When conservative Republican Mike Huckabee was interviewed on the Jon Stewart show, Huckabee stated, “I’m a conservative, but I’m not angry about it.” What he was referring to are the fringe group of angry and hateful conservatives. Similarly, there are angry and hateful liberals. So, in the spirit of what Mike Huckabee said, I would state that “I’m a liberal, but I’m not angry about it.”
Reading the negative comments about Sarah Palin’s Alaska made me realize how clueless people are about the culture and lifestyle of many Americans who are conservative, meat eating, hunters, who drive pickup trucks and SUVs. I know a lot of families that are very much like the Palins. Most of them are good people.
I think Sarah Palin’s Alaska will really appeal to these people because Sarah Palin’s Alaska is really about Sarah Palin’s America — the huge segment of our society that she represents. Over five million people tuned in for the premiere episode of the series (a record for TLC). The show has held at 3 to 3.5 million viewers which makes it TLC’s No. 1 rated show.
One of the criticisms of the show has been that some people feel it is basically a political advertisement. However, the theme song choice of “Follow Me There” by the Christian contemporary music group Third Day, would suggest that the show is about spreading a Christian message and conservative values more than promoting a political agenda. This would be consistent with Sarah Palin’s evangelical beliefs.
Another criticism of the show is that it’s fake and insincere. From my perspective, I know of many people who are very similar to the Palins, so I find it hard to believe someone would make this stuff up.
In summary, I think the Palins have done a good job presenting their lifestyle, values, culture, and message. Apparently millions of Americans find a connection with the show. [Gregory Johnson, 3 January 2011]
Reflections – 19 January 2011. Below is an updated commentary by Gregory Johnson.
Today I downloaded the entire fall 2010 season of Sarah Palin’s Alaska from the iTunes store, and I just now figured out that the show I’d seen on television was the third episode, Salmon Run. I’m starting out by watching episode 7, Logging. There’s an humorous underlying tension, but a loving tension, between the parents and their children that occasionally comes through in this show that reminds me of the television series Parenthood. The video production style is similar to what I’d seen in Truth in 24 and Jamie Oliver’s Food Revolution. I notice that brand names and license plates are obscured — the first time I’d seen this was in the Jamie Oliver shows. At 37:14-37:17 there’s a “product placement” of some wind turbines (not for a particular manufacturer, but just a nod to wind power in general). I thought that was kind of cool. I like the music in the show. Much of it is acoustic guitar. I presume it’s stock audio. One thing I like about the video production is that there are numerous camera angles, and the footage is rich with landscape as well as other peripheral images that help create a context for the focus of the show. The logging episode concluded with some stock car racing and a visit to see some wild bears. I found these two segments interesting. I think one of the challenges that the video producers seemed to overcome well is that they were shooting in difficult circumstances, with what seemed to be cloudy and low light conditions. Yet, the video still has rich colors and clarity. I’m planning to watch each episode thoroughly and study the various techniques used by those who produced the show so I can implement those techniques into the work I do. I’ll report back here with observations about each show.
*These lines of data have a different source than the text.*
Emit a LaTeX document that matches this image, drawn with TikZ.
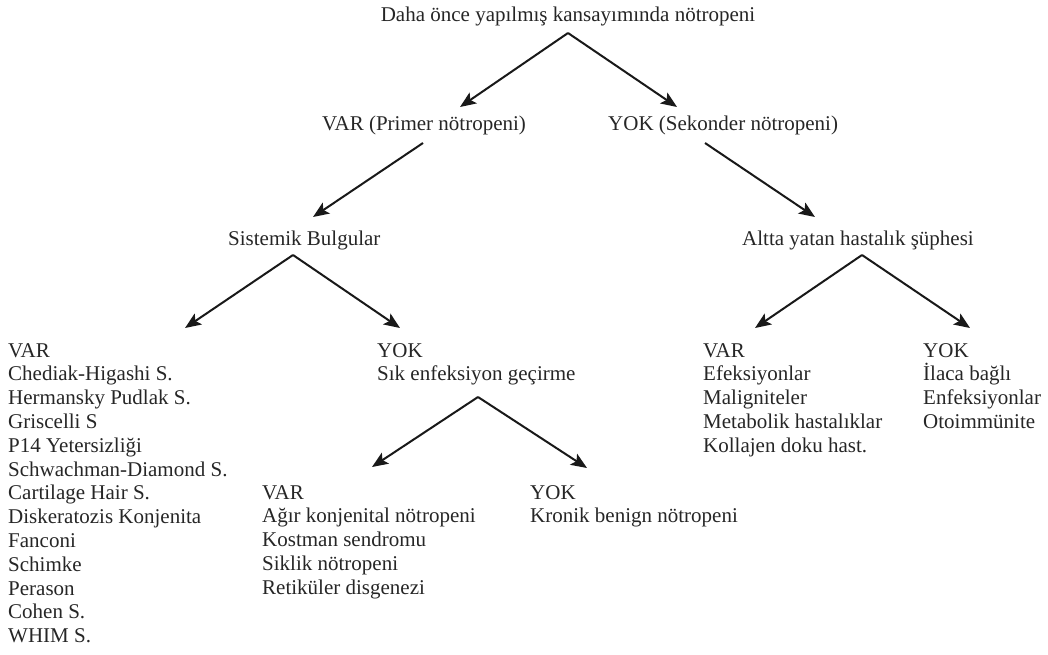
\documentclass[tikz,border=0pt]{standalone}
\usepackage{fontspec}
\setmainfont{Liberation Serif}
\usetikzlibrary{arrows.meta}
\tikzset{
  lbl/.style={inner sep=0pt, font=\fontsize{21}{23.8}\selectfont, align=left, text=black!85},
  arr/.style={line width=2pt, black!90, -{Stealth[length=16pt,width=13pt,inset=3.5pt]}, shorten >=0pt}
}
\begin{document}
\begin{tikzpicture}[x=1pt,y=-1pt]
\useasboundingbox (0,0) rectangle (1048,654);
% texts (multi-line nodes are placed by the baseline of their last line)
\node[lbl,anchor=base] (title) at (568,21) {Daha önce yapılmış kansayımında nötropeni};
\node[lbl,anchor=base west] (var1) at (322,130) {VAR (Primer nötropeni)};
\node[lbl,anchor=base west] (yok1) at (608,130) {YOK (Sekonder nötropeni)};
\node[lbl,anchor=base west] (sis) at (228,245) {Sistemik Bulgular};
\node[lbl,anchor=base west] (alt) at (742,245) {Altta yatan hastalık şüphesi};
\node[lbl,anchor=base west] (lvar) at (8,642.6) {VAR\\Chediak-Higashi S.\\Hermansky Pudlak S.\\Griscelli S\\P14 Yetersizliği\\Schwachman-Diamond S.\\Cartilage Hair S.\\Diskeratozis Konjenita\\Fanconi\\Schimke\\Perason\\Cohen S.\\WHIM S.};
\node[lbl,anchor=base west] (myok) at (377,380.8) {YOK\\Sık enfeksiyon geçirme};
\node[lbl,anchor=base west] (rvar) at (703,452.2) {VAR\\Efeksiyonlar\\Maligniteler\\Metabolik hastalıklar\\Kollajen doku hast.};
\node[lbl,anchor=base west] (ryok) at (923,428.4) {YOK\\İlaca bağlı\\Enfeksiyonlar\\Otoimmünite};
\node[lbl,anchor=base west] (bvar) at (262,594.2) {VAR\\Ağır konjenital nötropeni\\Kostman sendromu\\Siklik nötropeni\\Retiküler disgenezi};
\node[lbl,anchor=base west] (byok) at (530,522.8) {YOK\\Kronik benign nötropeni};
% connector end points
\coordinate (a0) at (568,33);
\coordinate (t1) at (460,107);
\coordinate (t2) at (677,107);
\coordinate (a1) at (423,143);
\coordinate (t3) at (313,217);
\coordinate (a2) at (705,143);
\coordinate (t4) at (815,217);
\coordinate (a3) at (293,255);
\coordinate (t5) at (185,328);
\coordinate (t6) at (400,328);
\coordinate (a4) at (862,255);
\coordinate (t7) at (755,328);
\coordinate (t8) at (970,328);
\coordinate (a5) at (478,397);
\coordinate (t9) at (372,467);
\coordinate (t10) at (587,468);
% connectors
\draw[arr] (a0) -- (t1);
\draw[arr] (a0) -- (t2);
\draw[arr] (a1) -- (t3);
\draw[arr] (a2) -- (t4);
\draw[arr] (a3) -- (t5);
\draw[arr] (a3) -- (t6);
\draw[arr] (a4) -- (t7);
\draw[arr] (a4) -- (t8);
\draw[arr] (a5) -- (t9);
\draw[arr] (a5) -- (t10);
\end{tikzpicture}
\end{document}
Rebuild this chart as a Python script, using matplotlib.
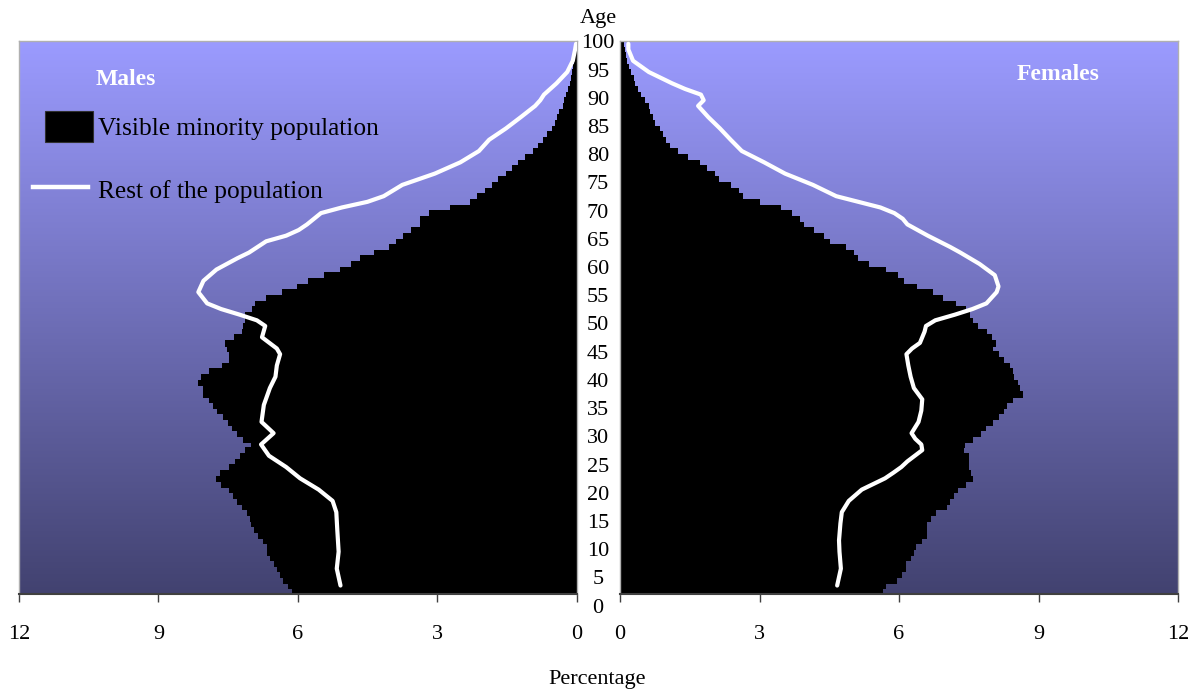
import numpy as np
import matplotlib.pyplot as plt
from matplotlib.patches import Rectangle
from matplotlib.lines import Line2D
from matplotlib.transforms import blended_transform_factory

plt.rcParams['font.family'] = ['Liberation Serif', 'DejaVu Serif']

# single years of age shown by the bars
ages = np.arange(3, 101)

# visible minority population, % by single year of age (ages 3..100)
males_vm = [
    6.12, 6.22, 6.32, 6.38, 6.45, 6.52, 6.60,              # 3-9
    6.67, 6.67, 6.75, 6.86, 6.95, 7.00, 7.03, 7.10, 7.21, 7.30,  # 10-19
    7.39, 7.49, 7.65, 7.76, 7.67, 7.49, 7.35, 7.24, 7.13, 7.01,  # 20-29
    7.17, 7.31, 7.42, 7.50, 7.60, 7.74, 7.82, 7.92, 8.04, 8.04,  # 30-39
    8.14, 8.09, 7.92, 7.64, 7.47, 7.47, 7.53, 7.56, 7.37, 7.21,  # 40-49
    7.17, 7.13, 7.13, 6.99, 6.92, 6.68, 6.33, 6.02, 5.79, 5.43,  # 50-59
    5.09, 4.85, 4.66, 4.36, 4.03, 3.88, 3.74, 3.56, 3.37, 3.37,  # 60-69
    3.17, 2.72, 2.29, 2.15, 1.98, 1.82, 1.68, 1.52, 1.38, 1.25,  # 70-79
    1.11, 0.94, 0.82, 0.73, 0.63, 0.53, 0.46, 0.43, 0.37, 0.30,  # 80-89
    0.27, 0.23, 0.19, 0.15, 0.12, 0.10, 0.07, 0.05, 0.03, 0.02,  # 90-99
    0.01,                                                    # 100
]
females_vm = [
    5.64, 5.70, 5.93, 6.04, 6.13, 6.13, 6.23,              # 3-9
    6.31, 6.34, 6.47, 6.59, 6.59, 6.59, 6.66, 6.77, 7.02, 7.08,  # 10-19
    7.17, 7.25, 7.42, 7.58, 7.52, 7.48, 7.49, 7.49, 7.38, 7.40,  # 20-29
    7.58, 7.74, 7.86, 8.00, 8.13, 8.24, 8.31, 8.42, 8.64, 8.59,  # 30-39
    8.53, 8.46, 8.42, 8.37, 8.24, 8.13, 7.99, 8.06, 7.97, 7.88,  # 40-49
    7.68, 7.56, 7.51, 7.42, 7.20, 6.92, 6.71, 6.36, 6.09, 5.95,  # 50-59
    5.70, 5.34, 5.10, 5.02, 4.84, 4.50, 4.37, 4.15, 3.94, 3.85,  # 60-69
    3.68, 3.44, 2.99, 2.62, 2.54, 2.36, 2.11, 2.02, 1.85, 1.70,  # 70-79
    1.44, 1.22, 1.05, 0.97, 0.90, 0.83, 0.74, 0.69, 0.62, 0.60,  # 80-89
    0.51, 0.43, 0.36, 0.31, 0.27, 0.22, 0.17, 0.13, 0.10, 0.08,  # 90-99
    0.06,                                                    # 100
]

# rest of the population (white curves), read at selected ages
rest_age_m = [4, 7, 10, 14, 17, 19, 21, 23, 25, 27, 29, 31, 33, 36, 39, 41,
              43, 45, 46, 48, 50, 51, 52, 53, 54, 56, 58, 60, 62, 63, 65, 66,
              67, 68, 69, 70, 71, 72, 73, 75, 77, 79, 81, 83, 85, 87, 89, 90,
              91, 93, 95, 97, 99, 100]
rest_pct_m = [5.08, 5.16, 5.12, 5.15, 5.17, 5.25, 5.55, 5.95, 6.25, 6.62,
              6.79, 6.52, 6.78, 6.73, 6.60, 6.48, 6.45, 6.38, 6.45, 6.77,
              6.70, 6.88, 7.25, 7.65, 7.95, 8.14, 8.03, 7.75, 7.30, 7.05,
              6.68, 6.25, 5.98, 5.80, 5.65, 5.50, 5.05, 4.50, 4.15, 3.75,
              3.05, 2.50, 2.10, 1.88, 1.52, 1.20, 0.89, 0.78, 0.70, 0.43,
              0.20, 0.08, 0.03, 0.01]
rest_age_f = [4, 7, 10, 12, 15, 17, 19, 21, 22, 23, 24, 25, 26, 28, 29, 30,
              31, 33, 35, 37, 39, 41, 43, 45, 46, 47, 49, 50, 51, 52, 53, 54,
              56, 57, 59, 61, 63, 64, 66, 68, 69, 70, 71, 73, 75, 77, 79, 81,
              83, 85, 87, 89, 90, 91, 92, 93, 95, 97, 99, 100]
rest_pct_f = [4.67, 4.75, 4.72, 4.71, 4.74, 4.77, 4.92, 5.20, 5.45, 5.70,
              5.88, 6.05, 6.18, 6.50, 6.48, 6.35, 6.27, 6.42, 6.48, 6.50,
              6.32, 6.25, 6.20, 6.16, 6.28, 6.45, 6.55, 6.58, 6.78, 7.20,
              7.58, 7.88, 8.10, 8.14, 8.06, 7.73, 7.32, 7.10, 6.62, 6.18,
              6.08, 5.90, 5.60, 4.65, 4.15, 3.55, 3.10, 2.62, 2.38, 2.15,
              1.90, 1.68, 1.80, 1.74, 1.40, 1.12, 0.62, 0.28, 0.18, 0.18]

age_labels = list(range(0, 101, 5))
pct_ticks = [0, 3, 6, 9, 12]

W, H = 1195, 690
fig = plt.figure(figsize=(W / 100, H / 100), dpi=100)


def px_box(x0, x1, y0, y1):
    return [x0 / W, 1 - y1 / H, (x1 - x0) / W, (y1 - y0) / H]


ax_m = fig.add_axes(px_box(19, 576.5, 41, 594))
ax_f = fig.add_axes(px_box(620, 1178, 41, 594))

# vertical gradient for the plot area
top_c = np.array([155, 155, 255]) / 255
bot_c = np.array([66, 66, 112]) / 255
t = np.linspace(0, 1, 300)[:, None, None]
grad = top_c + (bot_c - top_c) * t

for ax, vals, r_age, r_pct in [(ax_m, males_vm, rest_age_m, rest_pct_m),
                               (ax_f, females_vm, rest_age_f, rest_pct_f)]:
    ax.imshow(grad, extent=[0, 1, 0, 1], transform=ax.transAxes,
              aspect='auto', zorder=0, interpolation='bilinear')
    ax.barh(ages, vals, height=1.0, color='black', edgecolor='black',
            linewidth=0.6, antialiased=False, zorder=2)
    ax.plot(r_pct, r_age, color='white', lw=3, zorder=3,
            solid_joinstyle='round', solid_capstyle='round')
    ax.set_ylim(2.5, 100.5)
    ax.set_yticks([])
    ax.set_xticks(pct_ticks)
    ax.tick_params(axis='x', direction='out', length=6, width=1,
                   color='#404040', labelsize=16, pad=16)
    for side in ['top', 'left', 'right']:
        ax.spines[side].set_color('#b0b0b0')
        ax.spines[side].set_linewidth(1)
    ax.spines['bottom'].set_color('#404040')
    ax.spines['bottom'].set_linewidth(1.5)

ax_m.set_xlim(12, 0)
ax_f.set_xlim(0, 12)

# age labels in the gap between the two panels
trans = blended_transform_factory(ax_m.transAxes, ax_m.transData)
x_lab = (598 - 19) / (576.5 - 19)
for a in age_labels:
    ax_m.text(x_lab, a, str(a), transform=trans, ha='center', va='center',
              fontsize=16, clip_on=False)

fig.text(598 / W, 1 - 23 / H, 'Age', ha='center', va='baseline', fontsize=16)
fig.text(597 / W, 1 - 684 / H, 'Percentage', ha='center', va='baseline',
         fontsize=16)

fig.text(96 / W, 1 - 85 / H, 'Males', color='white', fontweight='bold',
         fontsize=17, va='baseline')
fig.text(1017 / W, 1 - 80 / H, 'Females', color='white', fontweight='bold',
         fontsize=17, va='baseline')

# legend
fig.add_artist(Rectangle((45 / W, 1 - 142 / H), 48 / W, 31 / H,
                         transform=fig.transFigure, facecolor='black',
                         edgecolor='#303030', linewidth=0.8))
fig.add_artist(Line2D([33 / W, 88 / W], [1 - 187 / H, 1 - 187 / H],
                      transform=fig.transFigure, color='white', lw=3.2))
fig.text(98 / W, 1 - 135 / H, 'Visible minority population', fontsize=18.3,
         va='baseline')
fig.text(98 / W, 1 - 198 / H, 'Rest of the population', fontsize=18.3,
         va='baseline')

fig.savefig('out.png', dpi=100)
Reflections – 20 January 2011. Below is an updated commentary by Gregory Johnson.
This morning I was reflecting more on episode 7, Logging, and was reminded of the 30 Days series of reality shows by Morgan Spurlock. I feel that the 30 Days series was very signifiant for building bridges of understanding between very diverse people. It’s clear in the logging episode that this is a new experience for Sarah, and something she is apprehensive about, and admittedly inexperienced with. It wasn’t the same as committing 30 days to being a logging worker, but it does show the importance of getting out of one’s comfort zone to learn a bit about how other people work and live. The show also takes liberals out of their comfort zone by placing them (through video) in the midst of this conservative family. As with those featured in the Morgan Spurlock series, I think the uncomfortable viewer may eventually warm up to the Palins upon seeing that there are many commonalities shared. With Sarah Palin’s Alaska Something we don’t consider is that, very much like the Morgan Spurlock series, Sarah Palin’s Alaska is about how it feels to live 30-days (or probably more) with a film crew in your home and life. I’ve been in front of the camera before for national media, and I can stay engaged for a while and enjoy it, but I’m not sure if I could offer something of interest for more than an hour. So, I was impressed that this family could engage my attention, and offer something of interest over an extended period of time. Unlike a typical television series where you are a paid actor and it’s your job, I’m sure this show is draining on the entire family which may explain why they aren’t planning to continue with the show. It’s a huge commitment. In the Jamie Oliver’s Food Revolution series, I was surprised that Jamie Oliver would allow his faults to show through. Things that could have been easily edited out to make him look better, were, seemingly, intentionally left in. I don’t know if it is part of the contract people sign with these film crews or what, but I noticed the same thing happening in Sarah Palin’s Alaska. Things they could have easily edited out, they left in. I suppose that’s what makes such shows appealing is that you get a more authentic and holistic look at people and their life.